* Begin *

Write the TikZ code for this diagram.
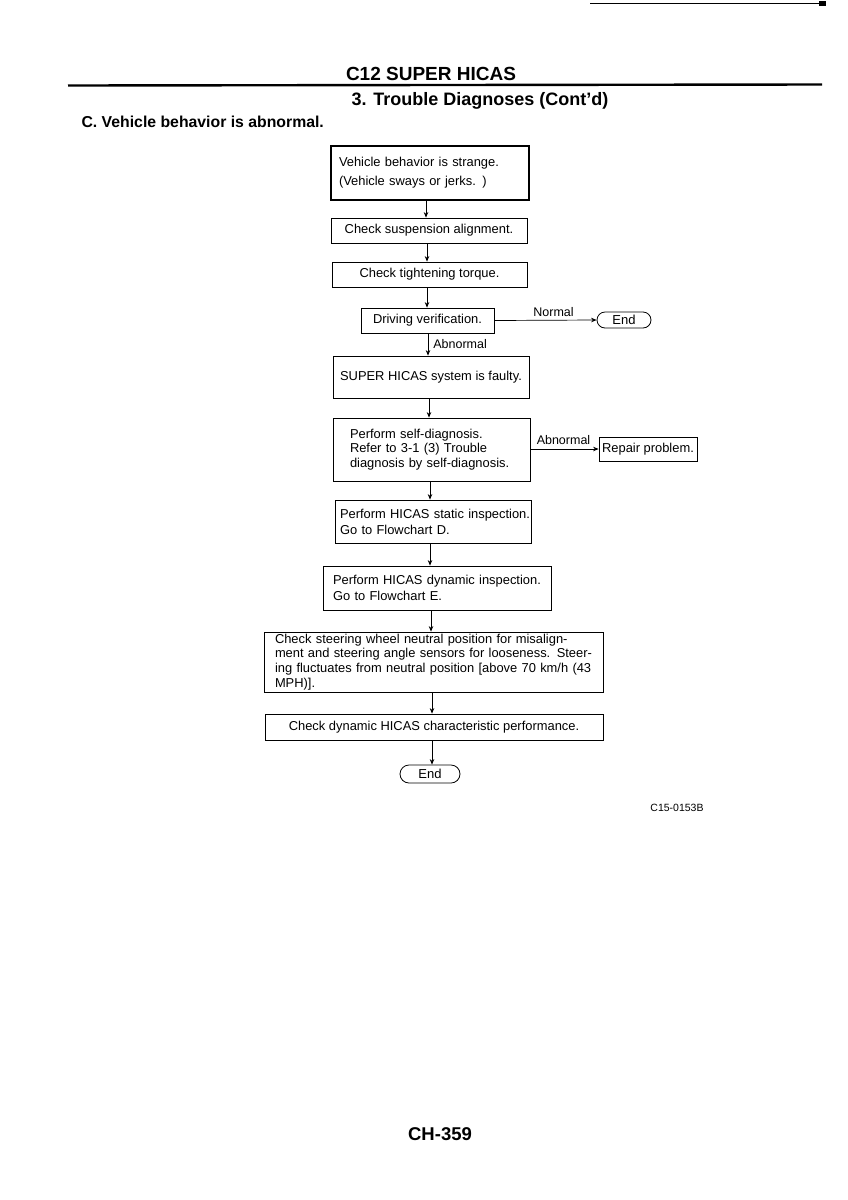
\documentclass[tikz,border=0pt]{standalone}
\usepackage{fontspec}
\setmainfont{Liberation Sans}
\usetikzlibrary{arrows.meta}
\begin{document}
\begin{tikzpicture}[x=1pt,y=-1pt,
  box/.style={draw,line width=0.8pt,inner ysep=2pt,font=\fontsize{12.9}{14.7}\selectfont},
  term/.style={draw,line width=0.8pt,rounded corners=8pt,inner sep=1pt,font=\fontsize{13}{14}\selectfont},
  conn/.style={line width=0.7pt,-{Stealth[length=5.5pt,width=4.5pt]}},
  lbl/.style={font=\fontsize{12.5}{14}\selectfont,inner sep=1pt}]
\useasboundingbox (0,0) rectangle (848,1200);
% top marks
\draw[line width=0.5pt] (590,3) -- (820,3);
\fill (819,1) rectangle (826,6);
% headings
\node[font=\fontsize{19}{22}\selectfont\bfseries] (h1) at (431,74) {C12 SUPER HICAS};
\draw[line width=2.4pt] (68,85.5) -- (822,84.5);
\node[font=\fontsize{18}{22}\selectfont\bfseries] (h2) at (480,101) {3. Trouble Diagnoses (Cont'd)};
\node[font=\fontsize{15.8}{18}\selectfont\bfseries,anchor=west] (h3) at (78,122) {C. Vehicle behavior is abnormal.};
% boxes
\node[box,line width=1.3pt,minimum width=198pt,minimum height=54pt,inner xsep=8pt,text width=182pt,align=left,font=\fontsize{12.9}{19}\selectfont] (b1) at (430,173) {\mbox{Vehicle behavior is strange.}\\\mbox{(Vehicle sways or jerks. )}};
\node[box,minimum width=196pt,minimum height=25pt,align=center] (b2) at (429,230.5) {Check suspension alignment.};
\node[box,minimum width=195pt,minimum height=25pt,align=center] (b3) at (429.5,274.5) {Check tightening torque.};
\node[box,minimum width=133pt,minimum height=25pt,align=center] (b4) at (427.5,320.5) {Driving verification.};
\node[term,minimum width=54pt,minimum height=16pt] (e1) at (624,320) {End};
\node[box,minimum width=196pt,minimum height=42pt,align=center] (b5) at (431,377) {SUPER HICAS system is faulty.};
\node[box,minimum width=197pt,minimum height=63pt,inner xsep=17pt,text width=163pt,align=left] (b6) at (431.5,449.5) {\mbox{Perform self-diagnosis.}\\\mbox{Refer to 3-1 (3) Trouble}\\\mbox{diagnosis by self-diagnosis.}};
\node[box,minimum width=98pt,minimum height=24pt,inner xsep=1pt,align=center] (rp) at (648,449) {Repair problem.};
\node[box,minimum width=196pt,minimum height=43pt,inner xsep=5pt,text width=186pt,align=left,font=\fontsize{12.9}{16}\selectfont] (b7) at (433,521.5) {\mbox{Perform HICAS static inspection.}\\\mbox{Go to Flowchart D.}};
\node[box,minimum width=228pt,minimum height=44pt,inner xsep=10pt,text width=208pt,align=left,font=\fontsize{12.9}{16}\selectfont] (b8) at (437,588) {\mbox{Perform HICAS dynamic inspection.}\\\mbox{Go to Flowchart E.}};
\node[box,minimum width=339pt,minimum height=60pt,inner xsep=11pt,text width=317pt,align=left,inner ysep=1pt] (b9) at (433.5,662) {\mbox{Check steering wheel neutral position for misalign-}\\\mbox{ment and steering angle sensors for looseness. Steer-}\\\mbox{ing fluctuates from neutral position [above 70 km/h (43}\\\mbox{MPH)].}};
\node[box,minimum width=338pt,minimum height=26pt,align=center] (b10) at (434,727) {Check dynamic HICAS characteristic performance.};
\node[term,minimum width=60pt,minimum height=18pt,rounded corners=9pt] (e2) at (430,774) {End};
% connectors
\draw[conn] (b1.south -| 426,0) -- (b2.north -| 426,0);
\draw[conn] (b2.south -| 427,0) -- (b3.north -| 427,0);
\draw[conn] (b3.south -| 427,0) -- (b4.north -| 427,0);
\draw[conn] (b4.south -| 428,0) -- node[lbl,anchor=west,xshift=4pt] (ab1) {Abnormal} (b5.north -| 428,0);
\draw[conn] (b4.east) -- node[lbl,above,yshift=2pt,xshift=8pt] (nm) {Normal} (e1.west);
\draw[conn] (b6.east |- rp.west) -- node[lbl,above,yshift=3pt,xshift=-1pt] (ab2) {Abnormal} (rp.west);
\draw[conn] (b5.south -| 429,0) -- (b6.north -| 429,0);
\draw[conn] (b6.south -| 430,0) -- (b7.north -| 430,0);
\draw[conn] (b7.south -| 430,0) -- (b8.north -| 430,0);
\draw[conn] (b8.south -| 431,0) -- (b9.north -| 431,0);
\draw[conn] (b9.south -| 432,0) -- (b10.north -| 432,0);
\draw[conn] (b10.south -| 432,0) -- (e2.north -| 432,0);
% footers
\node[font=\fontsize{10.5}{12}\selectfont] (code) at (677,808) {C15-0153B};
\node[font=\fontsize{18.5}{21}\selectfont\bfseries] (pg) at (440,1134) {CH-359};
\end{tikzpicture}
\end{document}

* End *

#### PROBLEM REQUIREMENTS
Copy out every line of the data that includes the word "code".

#### SOLUTION
Write the TikZ code for this diagram.
\node[font=\fontsize{10.5}{12}\selectfont] (code) at (677,808) {C15-0153B};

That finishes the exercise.